The men were greeted generously by the local Acehnese, many of whom live in abject poverty themselves but can relate to the Rohingya’s situation. Many Acehnese here have family members who were forced to flee a separatist conflict that raged in Aceh for 30 years until a peace agreement was reached in 2005. Idi Rayeuk, in fact, was once a central launching point for Acehnese trying to flee the country.
“The support has been unreal and an inspiration for the rest of the world,” said Sara Henderson, president of the Building Bridges to the Future Foundation, one of the only international nongovernment organizations working with the Rohingya refugees in Aceh. “They are still giving free fish to the camp when they have barely enough to eat themselves.”
But the generosity of the local Acehnese and the local government is nowhere near enough, Ms. Henderson said. The men still live in tents and are forced to walk around wet, muddy ground. Sanitation, food and water remain basic and security is almost non-existent. Seven men, in fact, fled the camp early Monday morning but were all later apprehended by the Indonesian military.
“The ones who tried to escape said that they were frightened they were going to be deported,” said Ms. Henderson. “We have many times verbally and in writing brought up the lack of security, but it has gotten us nowhere.”
Ms.

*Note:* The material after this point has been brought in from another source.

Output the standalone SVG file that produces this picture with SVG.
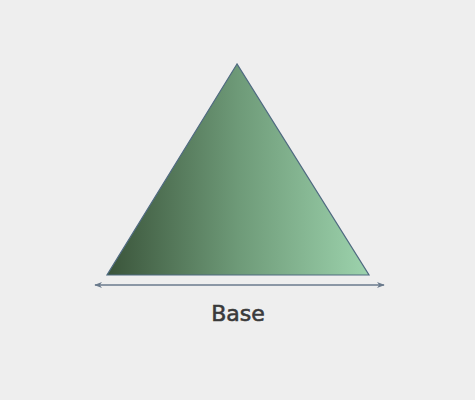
<svg xmlns="http://www.w3.org/2000/svg" width="475" height="400" viewBox="0 0 475 400">
<defs>
<linearGradient id="g" x1="0" y1="0" x2="1" y2="0">
<stop offset="0" stop-color="#3a543a"/>
<stop offset="0.5" stop-color="#6e9a78"/>
<stop offset="1" stop-color="#9dd3ad"/>
</linearGradient>
<marker id="ah" viewBox="0 0 10 10" refX="9" refY="5" markerWidth="8" markerHeight="8" orient="auto-start-reverse" markerUnits="userSpaceOnUse">
<path d="M0,1 L10,5 L0,9 L3,5 Z" fill="#6a7a8c"/>
</marker>
<style>
.lbl{font-family:"Comic Sans MS","DejaVu Sans",sans-serif;font-size:22px;font-weight:normal;fill:#3a3a3a;stroke:#3a3a3a;stroke-width:0.6;text-anchor:middle}
</style>
</defs>
<rect width="475" height="400" fill="#eeeeee"/>
<g id="triangle">
<polygon points="237,64 107,275 369,275" fill="url(#g)" stroke="#4f6a80" stroke-width="1.2"/>
</g>
<g id="connectors">
<line x1="95" y1="285" x2="384" y2="285" stroke="#6a7a8c" stroke-width="1.5" marker-start="url(#ah)" marker-end="url(#ah)"/>
</g>
<g id="label">
<text class="lbl" x="238" y="321">Base</text>
</g>
</svg>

Fan added that the Rohingya here were in danger of “falling through the cracks” and that a lack of interpreters has created an atmosphere of confusion and fear that probably led the seven men to try and escape.
The Building Bridges to the Future Foundation, which was founded in response to the 2005 tsunami in Aceh, has been pressing for donations to help coordinate the camp and provide necessary logistics. The local government has offered to provide a larger plot of land if money can be raised for necessities like temporary barracks, sanitation and food.
“The local community and the government do not have the funds to support a refugee camp of 198 men,” Ms. Henderson said.